The Fyre logo is a nice logo. Abstruse yet defined. But that’s not the design I’m talking about. The stroke of genius was using a solid orange scroll-stopping tile, splashed across millions of Instagram feeds. A solid, obnoxious color. Who does that? But it worked.
It worked because of the influencer marketing strategy. Jerry Media came up with the idea to have all those beautiful people drop their initial posts announcing Fyre Fest at exactly the same time. They also hired hundreds of influencers of different types—models, athletes, musicians and YouTubers. That meant chances were good that the solid orange tile showed up more than once in any given millennial’s feed. All that orange signaled that something was up, something big.

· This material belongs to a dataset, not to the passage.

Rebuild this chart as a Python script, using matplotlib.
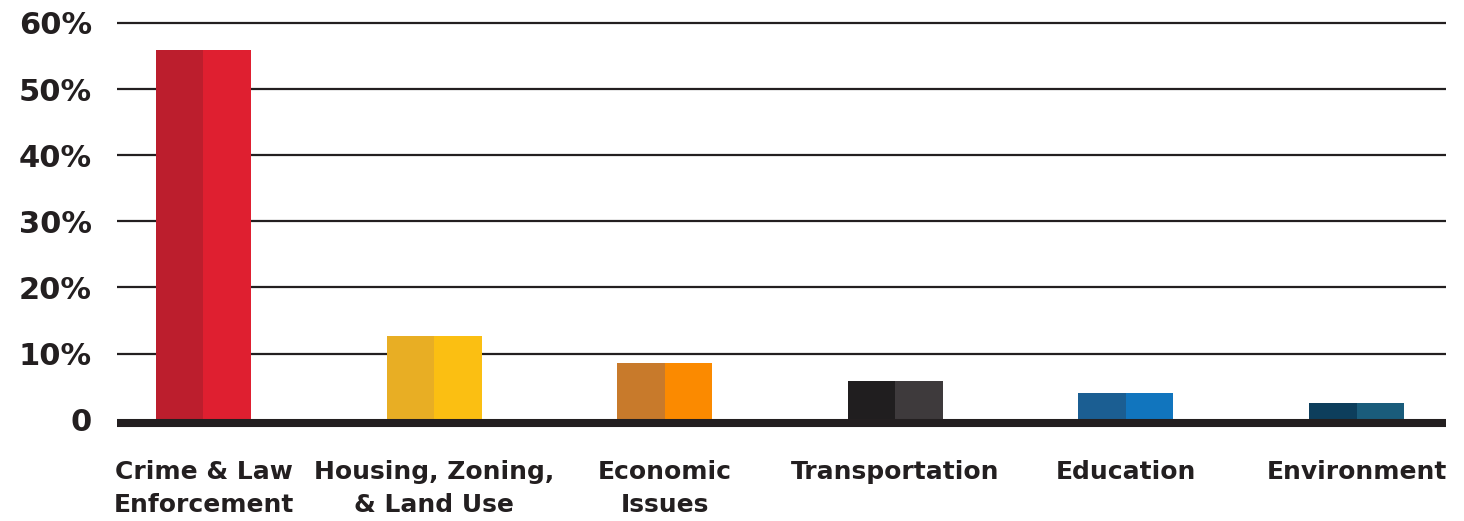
import matplotlib
matplotlib.use("Agg")
import matplotlib.pyplot as plt
import numpy as np

categories = ["Crime & Law\nEnforcement", "Housing, Zoning,\n& Land Use", "Economic\nIssues",
              "Transportation", "Education", "Environment"]
values = [55.9, 12.7, 8.5, 5.9, 4.0, 2.5]
dark_colors = ["#BC1E2D", "#E8AE24", "#C87A2B", "#201E1F", "#1B5E92", "#0D3E5C"]
light_colors = ["#DF1F30", "#FBBF12", "#FB8A00", "#3E3A3C", "#1175BE", "#1A5C7B"]
yticks = [0, 10, 20, 30, 40, 50, 60]
ytick_labels = ["0", "10%", "20%", "30%", "40%", "50%", "60%"]

text_color = "#231F20"
plt.rcParams['font.family'] = ['DejaVu Sans']

fig = plt.figure(figsize=(14.64, 5.21), dpi=100)
ax = fig.add_axes([117/1464, 1-419.6/521, (1446-117)/1464, (419.6-23)/521])

x = np.arange(len(categories))
half = 0.206
ax.bar(x - half/2, values, width=half, color=dark_colors, zorder=2, linewidth=0)
ax.bar(x + half/2, values, width=half, color=light_colors, zorder=2, linewidth=0)

for t in yticks[1:]:
    ax.axhline(t, color=text_color, lw=1.6, zorder=1, clip_on=False, solid_capstyle='butt')
# thick baseline sitting just under zero
ax.axhline(-0.55, color=text_color, lw=5.8, zorder=3, clip_on=False, solid_capstyle='butt')

ax.set_xlim(-0.375, 5.388)
ax.set_ylim(0, 60)
for s in ax.spines.values():
    s.set_visible(False)

ax.set_yticks(yticks)
ax.set_yticklabels(ytick_labels, fontsize=22, fontweight='bold', color=text_color)
ax.tick_params(axis='y', length=0, pad=18)

ax.set_xticks(x)
ax.set_xticklabels(categories, fontsize=18, fontweight='bold', color=text_color,
                   linespacing=1.5, va='top')
ax.tick_params(axis='x', length=0, pad=29)

fig.savefig("out.png", dpi=100)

Back in the old-fashioned media days, we referred to something like this as a ‘roadblock.’ The tactic was simple: buy slots across multiple networks at the same time, so no matter how much channel flipping your consumer tries, they can’t escape the onslaught of your message. My first thought was, ‘same thing, right?’ But it’s not the same, not when, instead of a product message, it’s a magical and mysterious story. And it’s also not the same when it is coming from your favorite influencer. It’s the opposite of a roadblock; it’s a path to follow.
To be clear, Jerry Media screwed up by not insisting influencers tag their posts as #ad. That’s a major breach of trust. And the influencers themselves should have known better. That said, I don’t believe they were in on the con. But in the end, all an influencer has is, well, influence. And influence depends on trust.

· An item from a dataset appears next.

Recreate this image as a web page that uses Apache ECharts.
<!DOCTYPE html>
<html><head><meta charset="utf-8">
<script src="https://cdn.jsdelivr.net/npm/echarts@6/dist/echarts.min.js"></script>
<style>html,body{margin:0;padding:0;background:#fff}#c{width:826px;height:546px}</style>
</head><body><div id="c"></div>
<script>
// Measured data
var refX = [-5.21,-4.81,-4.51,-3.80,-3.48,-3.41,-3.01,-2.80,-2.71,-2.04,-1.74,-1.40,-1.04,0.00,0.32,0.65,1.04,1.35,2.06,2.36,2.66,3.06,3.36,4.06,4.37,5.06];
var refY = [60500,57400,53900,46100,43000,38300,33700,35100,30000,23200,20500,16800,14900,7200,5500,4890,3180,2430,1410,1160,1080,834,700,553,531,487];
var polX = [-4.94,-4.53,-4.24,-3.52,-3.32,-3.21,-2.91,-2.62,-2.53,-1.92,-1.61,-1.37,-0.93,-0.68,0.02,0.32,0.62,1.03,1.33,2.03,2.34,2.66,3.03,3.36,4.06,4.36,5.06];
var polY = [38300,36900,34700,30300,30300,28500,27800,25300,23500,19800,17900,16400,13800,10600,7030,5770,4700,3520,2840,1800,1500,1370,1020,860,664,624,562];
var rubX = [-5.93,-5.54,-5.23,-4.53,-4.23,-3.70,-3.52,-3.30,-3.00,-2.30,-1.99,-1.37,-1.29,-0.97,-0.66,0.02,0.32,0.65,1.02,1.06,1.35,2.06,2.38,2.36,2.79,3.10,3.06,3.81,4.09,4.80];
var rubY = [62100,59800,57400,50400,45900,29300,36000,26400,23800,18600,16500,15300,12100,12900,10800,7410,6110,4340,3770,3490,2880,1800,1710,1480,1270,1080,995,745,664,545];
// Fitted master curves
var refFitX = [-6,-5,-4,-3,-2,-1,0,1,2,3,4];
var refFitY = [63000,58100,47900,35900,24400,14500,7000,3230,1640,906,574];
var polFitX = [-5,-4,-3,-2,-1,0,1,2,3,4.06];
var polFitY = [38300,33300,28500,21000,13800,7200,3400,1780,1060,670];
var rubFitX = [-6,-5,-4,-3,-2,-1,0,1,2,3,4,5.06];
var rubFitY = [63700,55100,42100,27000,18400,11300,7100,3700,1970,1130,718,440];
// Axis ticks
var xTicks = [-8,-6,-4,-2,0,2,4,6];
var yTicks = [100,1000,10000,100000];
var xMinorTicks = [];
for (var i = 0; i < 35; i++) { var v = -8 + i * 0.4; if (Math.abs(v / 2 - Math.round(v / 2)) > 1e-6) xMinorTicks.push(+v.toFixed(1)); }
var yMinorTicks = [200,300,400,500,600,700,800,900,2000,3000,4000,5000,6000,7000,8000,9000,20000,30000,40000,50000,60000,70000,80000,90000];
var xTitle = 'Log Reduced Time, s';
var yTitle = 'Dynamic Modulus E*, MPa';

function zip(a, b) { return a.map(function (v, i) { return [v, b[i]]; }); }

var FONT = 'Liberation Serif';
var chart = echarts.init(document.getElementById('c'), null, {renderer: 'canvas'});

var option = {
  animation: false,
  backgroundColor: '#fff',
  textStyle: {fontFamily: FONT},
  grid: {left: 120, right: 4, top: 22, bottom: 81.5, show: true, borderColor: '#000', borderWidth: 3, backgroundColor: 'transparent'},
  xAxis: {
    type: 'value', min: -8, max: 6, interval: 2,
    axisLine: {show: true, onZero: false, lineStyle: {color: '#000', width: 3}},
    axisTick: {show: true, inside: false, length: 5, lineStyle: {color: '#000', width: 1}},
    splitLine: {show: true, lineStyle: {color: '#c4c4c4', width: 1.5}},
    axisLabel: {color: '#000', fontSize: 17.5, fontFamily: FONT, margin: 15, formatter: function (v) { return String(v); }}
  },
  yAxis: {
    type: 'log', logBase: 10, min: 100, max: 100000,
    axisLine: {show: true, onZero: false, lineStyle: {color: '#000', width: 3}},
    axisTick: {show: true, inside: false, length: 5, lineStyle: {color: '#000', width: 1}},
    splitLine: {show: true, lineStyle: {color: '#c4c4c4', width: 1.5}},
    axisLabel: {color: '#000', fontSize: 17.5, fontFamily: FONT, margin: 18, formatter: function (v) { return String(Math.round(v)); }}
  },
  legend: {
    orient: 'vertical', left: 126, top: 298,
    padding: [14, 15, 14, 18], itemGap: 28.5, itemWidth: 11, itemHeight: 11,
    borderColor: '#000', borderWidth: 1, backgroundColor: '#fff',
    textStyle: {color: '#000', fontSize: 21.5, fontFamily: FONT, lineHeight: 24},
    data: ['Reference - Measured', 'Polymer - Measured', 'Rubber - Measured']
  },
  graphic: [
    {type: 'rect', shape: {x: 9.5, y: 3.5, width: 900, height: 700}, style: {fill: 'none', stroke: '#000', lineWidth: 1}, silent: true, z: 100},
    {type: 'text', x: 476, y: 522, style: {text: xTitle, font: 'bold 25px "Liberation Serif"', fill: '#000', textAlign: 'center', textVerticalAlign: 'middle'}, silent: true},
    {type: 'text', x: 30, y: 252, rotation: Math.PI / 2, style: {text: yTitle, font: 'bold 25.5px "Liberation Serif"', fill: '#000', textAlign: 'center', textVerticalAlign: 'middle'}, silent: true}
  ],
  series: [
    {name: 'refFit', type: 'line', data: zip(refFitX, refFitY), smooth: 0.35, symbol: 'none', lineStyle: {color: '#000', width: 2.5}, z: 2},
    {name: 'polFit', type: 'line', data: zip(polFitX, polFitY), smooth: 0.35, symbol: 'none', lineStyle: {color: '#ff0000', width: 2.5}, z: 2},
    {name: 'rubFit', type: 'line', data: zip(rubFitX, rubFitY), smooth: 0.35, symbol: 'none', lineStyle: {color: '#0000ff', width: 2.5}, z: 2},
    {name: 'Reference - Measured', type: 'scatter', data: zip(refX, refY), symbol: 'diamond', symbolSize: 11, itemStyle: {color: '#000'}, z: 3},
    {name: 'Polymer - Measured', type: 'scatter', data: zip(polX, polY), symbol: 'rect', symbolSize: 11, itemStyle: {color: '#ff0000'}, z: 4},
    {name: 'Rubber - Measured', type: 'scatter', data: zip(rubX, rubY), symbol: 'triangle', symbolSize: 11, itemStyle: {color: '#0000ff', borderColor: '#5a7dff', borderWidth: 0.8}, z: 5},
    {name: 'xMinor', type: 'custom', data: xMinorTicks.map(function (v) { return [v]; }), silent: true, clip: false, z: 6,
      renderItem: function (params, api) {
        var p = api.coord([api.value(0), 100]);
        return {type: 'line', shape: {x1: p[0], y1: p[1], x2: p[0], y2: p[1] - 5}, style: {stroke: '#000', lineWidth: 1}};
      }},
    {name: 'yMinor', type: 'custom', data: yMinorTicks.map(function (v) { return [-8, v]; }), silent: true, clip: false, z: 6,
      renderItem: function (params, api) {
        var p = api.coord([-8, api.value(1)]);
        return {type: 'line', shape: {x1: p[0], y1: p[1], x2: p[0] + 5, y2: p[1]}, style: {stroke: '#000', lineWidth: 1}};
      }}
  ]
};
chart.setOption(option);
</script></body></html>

For over a decade now, we’ve seen the merit badging of life experiences. Instead of buying products, more and more people choose to spend disposable income on experiences that they can relive and retell. The experience becomes part of their story. A conversation starter. A badge of honor. The more rarified the experience, the more unique their personal story becomes.
The idea of Fyre Festival wasn’t just hyper-exclusive in the luxury sense; it was exclusive in the sense that it could only be had once, right here and right now. Now was your chance to live your best life on Pablo Escobar’s private island. Sail with models. Swim with pigs. Be part of the zeitgeist. (If you haven’t seen the documentaries, the Escobar part wasn’t true. The festival grounds were actually on the main island of Great Exuma, in an area that was basically a housing complex construction site.) But had it all been real, oh the stories you could have told!
Even the cashless wristband scam was, I would argue, part of creating a seamless story. McFarland set up the scheme because he needed the festival-goers to part with their cash up front. I can’t help but think he also (in his demented reality) imagined a more fluid and in-the-moment experience and thus a more memorable story.
I admit. Initially, I didn’t feel much empathy for the festival-goers. The documentaries didn’t want me to. Those silly, insecure Instagramians. Don’t they check their facts? (Actually, many tried, and their posts were deleted.) The sight of all those youthful attendees suffering the indignity of FEMA tents and sad cheese sandwiches was, well, you know. Schadenfreude.
But then, after wrestling a bit with my better nature, I started thinking about how millennials have lived through plenty of scams, the worst being the subprime mortgage crisis that hit many fresh out of college. They have a good scammer radar. They have far better social media literacy skills than their predecessors. They are arguably more discerning. They rely on reviews and referrals while being wary of traditional marketing pushes. They trust people more than they trust brands. And they trust those in their social networks the most.
We tend to fall back on a millennial cliché—buried in their phones, disengaged from the world. But Millennials spend more of their income on socializing and on experiences than Gen Xers and Baby Boomers. They crave human connection and seek out stories they can inhabit and make their own. Travel is a key beat in their life story.